Examination of Witnesses (Questions 380 - 399)




  380. Could I ask you about some of the practical aspects, particularly budgeting loans and crisis loans? If I was applying for a budgeting loan or a crisis loan and I came into one of your offices, what grade of official would meet me?
  (Mr Watson) It would depend on the circumstance set up in that particular office. If you are walking straight off the high street—

  381. I am talking about a difficult case.
  (Mr Watson) If you were a difficult case I think it would be quickly identified that you, Mr Kirkwood, were a rather challenging case and an executive officer would typically become involved in understanding your needs and what it is you require.

  382. Off the street, if I am in gentle mode and I come and meet you, what grade of official would be at the desk?
  (Mr Watson) Typically at the front desk that would be an administrative officer.

  383. And in the Chilterns what do you pay them per year?
  (Angela Eagle) I have to say, Chairman, we did inherit a system where some of our lower-graded officials are working at the front desk which is why our Focus on Delivery initiative has been sending more management grades out to the front end in order to strengthen the support, and why we are doing a lot of work with adviser staff to try to beef up the support we can give at the front desk.

  384. Obviously, some of these questions are very complicated and some of the cases are very difficult, particularly in London. Chilterns may be an unusual example because some of the procedures may be handled in Glasgow but the point is that the evidence we have had is that there is quite a high turnover of grades at that level, putting it mildly, and that means you are investing money in training, then putting people into difficult situations and getting a high turnover of staff. Is that something that would worry a manager like Mr Watson in terms of the long-term profile of the staff compliment dealing with this difficult work?
  (Mr Watson) Trying to answer your earlier question first, and then coming back to this one—

  385. I am genuinely not trying to be difficult.
  (Mr Watson)—For an administrative officer, AO would be the term used in the memorandum of evidence, it ranges from a minimum on the national scale of just over £11,000 a year to a maximum of £14,000. Depending on what part of London, whether it is inner or outer, there are extra allowances there so the maximum for a person in inner London would be £17,260.

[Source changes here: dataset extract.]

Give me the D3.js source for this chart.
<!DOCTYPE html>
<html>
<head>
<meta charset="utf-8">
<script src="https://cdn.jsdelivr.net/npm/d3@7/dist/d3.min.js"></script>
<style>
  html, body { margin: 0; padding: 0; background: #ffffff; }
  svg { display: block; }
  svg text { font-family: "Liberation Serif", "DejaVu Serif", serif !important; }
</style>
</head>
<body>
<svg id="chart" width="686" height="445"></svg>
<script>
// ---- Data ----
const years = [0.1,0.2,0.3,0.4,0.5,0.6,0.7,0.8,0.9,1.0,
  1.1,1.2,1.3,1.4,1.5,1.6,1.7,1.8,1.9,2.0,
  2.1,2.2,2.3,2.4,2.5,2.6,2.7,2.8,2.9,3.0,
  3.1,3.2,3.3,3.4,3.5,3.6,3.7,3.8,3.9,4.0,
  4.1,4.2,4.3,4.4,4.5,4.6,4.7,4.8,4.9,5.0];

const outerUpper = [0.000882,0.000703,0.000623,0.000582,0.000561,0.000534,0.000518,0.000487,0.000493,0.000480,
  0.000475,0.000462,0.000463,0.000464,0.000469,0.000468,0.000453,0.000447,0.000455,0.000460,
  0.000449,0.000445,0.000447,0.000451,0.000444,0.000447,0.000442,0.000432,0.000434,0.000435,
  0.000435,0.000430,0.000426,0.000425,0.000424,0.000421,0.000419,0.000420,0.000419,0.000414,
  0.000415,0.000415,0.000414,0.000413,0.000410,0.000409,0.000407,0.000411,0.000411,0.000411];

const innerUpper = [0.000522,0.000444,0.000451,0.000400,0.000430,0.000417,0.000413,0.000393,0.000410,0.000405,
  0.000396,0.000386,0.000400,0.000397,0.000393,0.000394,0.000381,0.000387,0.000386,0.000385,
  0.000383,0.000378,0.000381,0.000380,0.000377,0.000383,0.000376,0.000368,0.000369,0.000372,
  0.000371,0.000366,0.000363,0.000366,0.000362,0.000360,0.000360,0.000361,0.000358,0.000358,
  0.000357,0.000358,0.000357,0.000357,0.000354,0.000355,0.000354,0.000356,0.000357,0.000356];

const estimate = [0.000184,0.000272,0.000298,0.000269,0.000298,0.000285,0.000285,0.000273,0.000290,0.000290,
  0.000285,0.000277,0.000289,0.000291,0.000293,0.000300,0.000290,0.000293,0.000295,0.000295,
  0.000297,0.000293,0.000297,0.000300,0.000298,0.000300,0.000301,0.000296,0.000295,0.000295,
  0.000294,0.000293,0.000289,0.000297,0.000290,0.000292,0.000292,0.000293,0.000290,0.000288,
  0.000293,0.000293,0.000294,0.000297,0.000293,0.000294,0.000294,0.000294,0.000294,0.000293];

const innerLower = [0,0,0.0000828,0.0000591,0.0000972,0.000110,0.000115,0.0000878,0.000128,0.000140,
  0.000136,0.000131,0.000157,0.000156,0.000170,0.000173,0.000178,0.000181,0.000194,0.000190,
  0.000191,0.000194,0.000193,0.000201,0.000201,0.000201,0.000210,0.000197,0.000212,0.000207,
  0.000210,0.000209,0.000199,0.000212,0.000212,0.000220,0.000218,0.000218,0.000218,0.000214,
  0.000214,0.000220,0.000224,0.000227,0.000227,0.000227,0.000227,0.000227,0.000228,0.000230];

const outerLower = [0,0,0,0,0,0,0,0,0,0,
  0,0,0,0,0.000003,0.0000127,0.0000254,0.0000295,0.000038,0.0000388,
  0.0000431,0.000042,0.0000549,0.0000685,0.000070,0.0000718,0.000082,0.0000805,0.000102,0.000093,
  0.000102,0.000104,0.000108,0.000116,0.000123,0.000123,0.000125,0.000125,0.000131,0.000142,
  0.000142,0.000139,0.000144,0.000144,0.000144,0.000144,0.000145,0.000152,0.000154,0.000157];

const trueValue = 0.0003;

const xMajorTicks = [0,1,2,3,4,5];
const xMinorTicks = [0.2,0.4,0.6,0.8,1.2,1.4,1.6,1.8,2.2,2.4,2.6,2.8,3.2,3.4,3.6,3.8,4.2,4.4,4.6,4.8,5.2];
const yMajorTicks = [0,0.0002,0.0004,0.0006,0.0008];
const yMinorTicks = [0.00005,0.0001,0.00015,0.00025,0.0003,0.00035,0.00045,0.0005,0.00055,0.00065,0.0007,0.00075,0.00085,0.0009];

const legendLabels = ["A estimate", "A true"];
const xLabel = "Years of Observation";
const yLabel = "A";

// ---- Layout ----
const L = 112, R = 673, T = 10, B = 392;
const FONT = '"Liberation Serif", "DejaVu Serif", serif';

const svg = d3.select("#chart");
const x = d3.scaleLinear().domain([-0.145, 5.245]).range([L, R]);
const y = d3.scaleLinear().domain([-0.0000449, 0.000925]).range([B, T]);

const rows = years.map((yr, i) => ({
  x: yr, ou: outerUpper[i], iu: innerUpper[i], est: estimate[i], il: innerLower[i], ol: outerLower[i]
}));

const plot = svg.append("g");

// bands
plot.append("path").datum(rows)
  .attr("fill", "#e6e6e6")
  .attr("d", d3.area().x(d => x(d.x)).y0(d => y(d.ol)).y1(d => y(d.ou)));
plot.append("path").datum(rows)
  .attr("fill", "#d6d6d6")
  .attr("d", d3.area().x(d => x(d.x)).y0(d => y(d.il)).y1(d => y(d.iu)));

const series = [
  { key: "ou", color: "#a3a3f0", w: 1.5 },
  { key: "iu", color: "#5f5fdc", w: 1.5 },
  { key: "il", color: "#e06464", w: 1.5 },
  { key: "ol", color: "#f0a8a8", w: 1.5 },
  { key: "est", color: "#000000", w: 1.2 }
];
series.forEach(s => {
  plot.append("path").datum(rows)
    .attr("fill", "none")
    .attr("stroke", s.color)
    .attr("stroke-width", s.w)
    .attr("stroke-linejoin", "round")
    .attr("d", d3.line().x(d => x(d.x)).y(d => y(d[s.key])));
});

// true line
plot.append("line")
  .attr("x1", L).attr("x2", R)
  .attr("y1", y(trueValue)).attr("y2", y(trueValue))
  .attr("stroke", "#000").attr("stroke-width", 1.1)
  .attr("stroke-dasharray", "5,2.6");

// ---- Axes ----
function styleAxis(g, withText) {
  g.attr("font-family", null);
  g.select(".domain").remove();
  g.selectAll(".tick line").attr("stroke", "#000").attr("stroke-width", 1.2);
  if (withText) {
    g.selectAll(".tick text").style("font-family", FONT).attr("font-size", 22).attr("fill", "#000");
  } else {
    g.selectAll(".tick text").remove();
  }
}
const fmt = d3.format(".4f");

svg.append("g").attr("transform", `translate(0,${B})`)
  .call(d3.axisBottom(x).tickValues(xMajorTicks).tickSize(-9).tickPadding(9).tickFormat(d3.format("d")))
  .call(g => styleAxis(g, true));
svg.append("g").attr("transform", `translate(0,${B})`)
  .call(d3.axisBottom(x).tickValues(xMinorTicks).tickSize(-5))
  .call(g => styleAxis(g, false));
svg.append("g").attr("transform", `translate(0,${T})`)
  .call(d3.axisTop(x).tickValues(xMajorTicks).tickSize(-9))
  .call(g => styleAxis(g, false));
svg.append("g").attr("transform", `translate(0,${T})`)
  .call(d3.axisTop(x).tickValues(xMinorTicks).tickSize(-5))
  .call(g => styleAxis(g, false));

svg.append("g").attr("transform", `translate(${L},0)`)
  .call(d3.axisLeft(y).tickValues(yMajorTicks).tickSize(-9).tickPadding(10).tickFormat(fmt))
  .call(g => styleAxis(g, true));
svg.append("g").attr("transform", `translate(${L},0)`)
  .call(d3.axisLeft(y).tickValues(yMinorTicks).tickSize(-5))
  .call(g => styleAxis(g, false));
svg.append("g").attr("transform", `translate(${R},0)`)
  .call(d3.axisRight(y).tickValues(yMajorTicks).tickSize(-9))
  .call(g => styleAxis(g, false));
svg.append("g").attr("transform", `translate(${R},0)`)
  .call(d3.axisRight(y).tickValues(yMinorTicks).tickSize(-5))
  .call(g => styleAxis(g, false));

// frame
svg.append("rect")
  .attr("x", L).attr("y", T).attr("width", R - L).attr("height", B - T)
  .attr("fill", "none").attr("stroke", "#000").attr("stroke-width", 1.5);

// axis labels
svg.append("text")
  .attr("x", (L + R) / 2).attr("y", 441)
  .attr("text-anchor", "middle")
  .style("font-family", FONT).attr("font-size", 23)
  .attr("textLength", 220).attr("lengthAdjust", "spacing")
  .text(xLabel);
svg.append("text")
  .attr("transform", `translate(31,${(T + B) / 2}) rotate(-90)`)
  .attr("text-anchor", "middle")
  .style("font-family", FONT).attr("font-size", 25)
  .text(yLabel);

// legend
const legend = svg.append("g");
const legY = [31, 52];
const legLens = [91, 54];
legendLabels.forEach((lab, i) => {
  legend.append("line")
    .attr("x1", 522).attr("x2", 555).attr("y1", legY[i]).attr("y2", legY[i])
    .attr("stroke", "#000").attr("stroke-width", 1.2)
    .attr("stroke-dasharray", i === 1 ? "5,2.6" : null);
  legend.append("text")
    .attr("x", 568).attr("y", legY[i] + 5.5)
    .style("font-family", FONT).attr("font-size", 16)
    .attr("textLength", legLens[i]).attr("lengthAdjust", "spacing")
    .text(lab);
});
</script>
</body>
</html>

  386. So somebody coming in off the street in Kensington North would meet somebody paid £17,000 a year maximum?
  (Mr Watson) Yes.

  387. And in Hendon?
  (Mr Watson) With Hendon you are challenging me a little bit but that is in the outer rim of London rather than inner so, subject to their experience and how long they have been with us, that would be £16,460.

Mr Dismore

  388. That is the maximum?
  (Angela Eagle) The figures I have for turnover at national level are 1 per cent at EO level and 5 per cent at AO level but, clearly, there will be some variation between districts on that.

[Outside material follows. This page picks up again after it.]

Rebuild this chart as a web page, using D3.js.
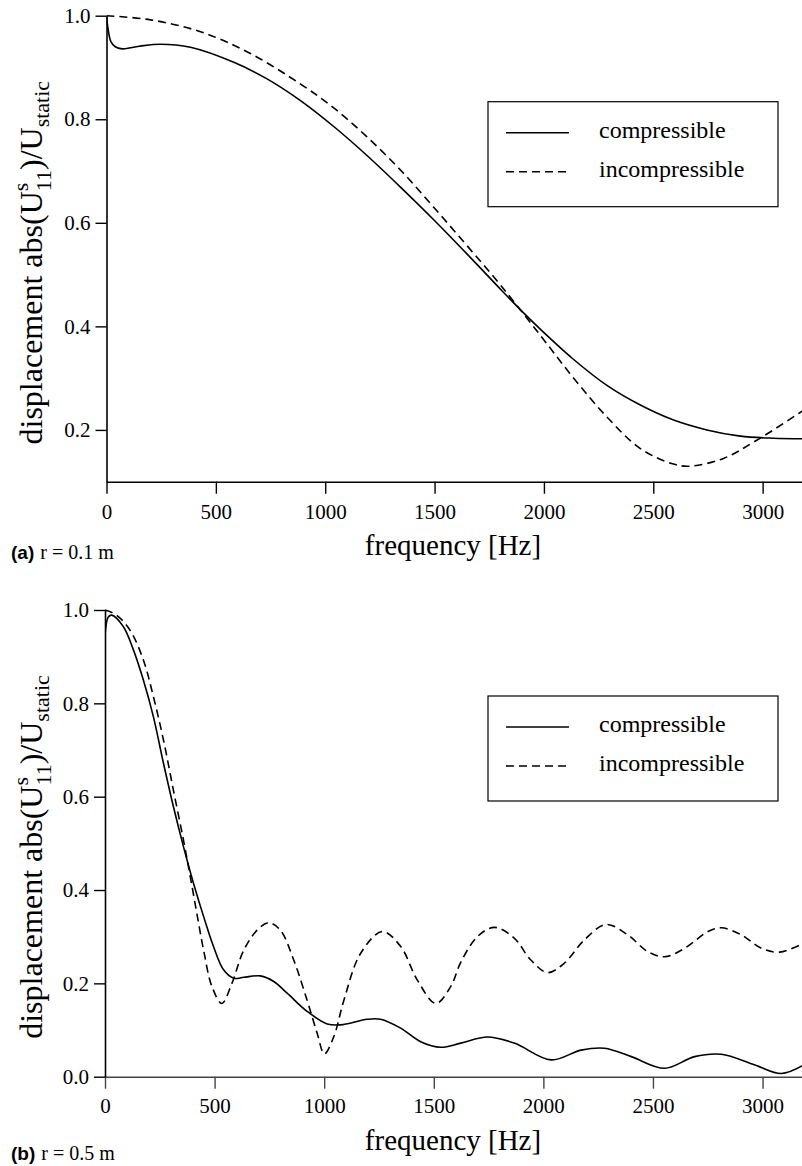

  389. Is an AO or the person who is in these kind of categories dedicated to this kind of work?
  (Angela Eagle) If they were a Social Fund officer then they would be dealing with the Social Fund for a period of time.

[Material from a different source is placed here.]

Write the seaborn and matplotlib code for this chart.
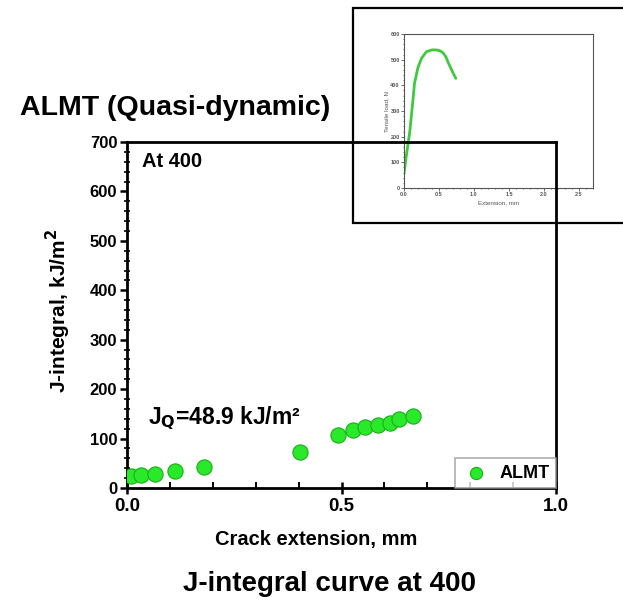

  390. But they would not be an administrative grade?
  (Mr Watson) What we now call them are local decision-makers and they will typically concentrate on matters of discretion, particularly within the Community Care Grant. Those would be executive officers.

  391. How much do they get paid?
  (Mr Watson) I will refer to my list. Again I will give you the national scales, it is a minimum of £14,410 to a maximum of £19,430. If you are in Hendon, for example, outer London, the minimum is just over £16,000 to a maximum of £21,320.

Mr Dismore

  392. What about turnover in London?
  (Mr Watson) As the Minister has indicated, and she has given you the average—
  (Angela Eagle) It is higher in London. I cannot give you the London figures off the top of my head.

Ms Buck

  393. Could we have a regional break-down?
  (Angela Eagle) We could get you a regional break-down, yes.[5]


  394. Staying with budgeting loans and crisis loans, have you any idea what proportion of the people applying for crisis loans are applying for them because their ordinary benefit applications have been delayed? Any notion? Any figures? Any vague intelligent guesses?
  (Mr Watson) Applications for crisis loans segment into three basically. A third, typically, are people who are seeking help who will be waiting for their pay day or their benefit to be determined.

  395. Pay day or benefits?
  (Angela Eagle) It is called alignment—filling-in the gap between when your cheque arrives and when you have applied.

  396. The criteria to assess applications includes the likelihood of applicants being unable to meet repayments; people are refused loans because they are too poor to repay them. Where would you expect people who are refused loans for that reason to go next?
  (Angela Eagle) You mean a crisis loan or a budgeting loan?

  397. I am talking about budgeting loans or crisis loans actually.
  (Angela Eagle) I think it is different.

  398. Let us take budgeting loans first.
  (Angela Eagle) Because of the way we have changed the system, one of the reasons why people are refused a budgeting loan now is if they have not repaid half of their last budgeting loan; there is a cap of £1,000 on what you can owe in the discretionary system. If they did not get a budgeting loan because, say, they owed too much money from the last time they had one, there is a specific Secretary of State direction to staff to see whether crisis loans in that circumstance would be appropriate. Also if a budgeting loan is refused on the grounds that the applicant is too poor to repay it, then it might also lead on to a Community Care Grant but only in some circumstances.

  399. What does the Secretary of State's guidance and direction say if all else fails, the answer is no and you are shown the door? Does the Secretary of State give advice as to what happens next?
  (Angela Eagle) No, because the system has dealt with the application, so there would not be Secretary of State guidelines or anything on that. From my own experience of constituency case work, I would say credit unions or there are sometimes other forms of credit that people can get, and at the absolute worst there is the credit which none of us want them to get.